BELIEF IN EVOLUTION AND UNDERSTANDING SCIENCE ARE NOT THE
SAME,
according to an article on the Cultural Cognition Project at Yale Law School, 24
May 2014. Dan Kahan, a Professor of Law and Psychology at Yale Law School, has
written an article entitled “You’d have to be science illiterate to think
“belief in evolution” measures science literacy”, where he strongly criticises
those who claim that people who don’t believe in evolution are ignorant of
science and do not know what the theory of evolution actually says.

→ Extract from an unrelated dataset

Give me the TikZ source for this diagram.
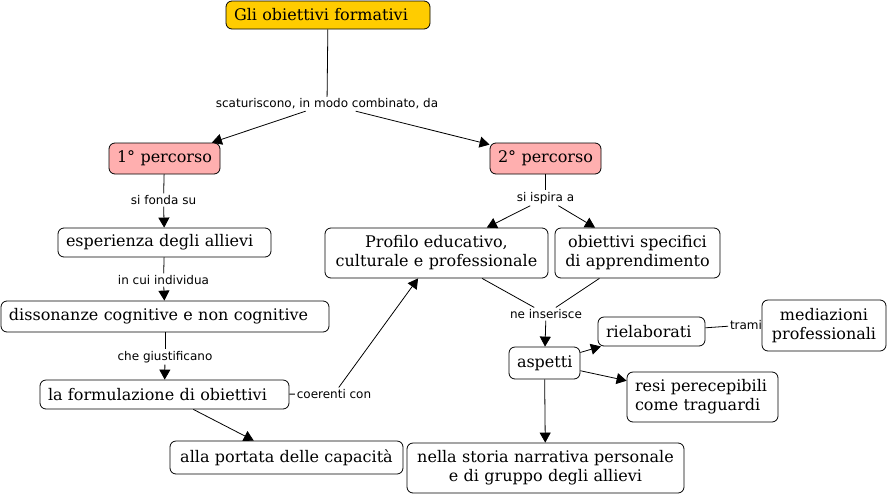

He makes the
following three assertions, and gives references to back them
up:
“First,
there
is zero correlation between saying one ‘believes’ in evolution &
understanding the rudiments of modern evolutionary science.” (emphasis in
original)
“Second,
‘disbelief’ in evolution poses absolutely no barrier to comprehension of basic
evolutionary science.”
“Third –
and here we are getting to the point where the new data came in! -- profession
of ‘belief’ in evolution is simply not a valid measure of science
comprehension.” (emphasis in original)
To
back up his third point Kahan compares two surveys of science literacy that
included questions about the origin of human beings. One survey presented the
statement: “Human beings, as we know them today, developed from earlier species
of animals”. The other presented the same statement with the introductory
clause: “According to the theory of evolution, ...”. For the first survey 55%
said the statement was true. In the second 81% said true. Kahan commented: “Wow!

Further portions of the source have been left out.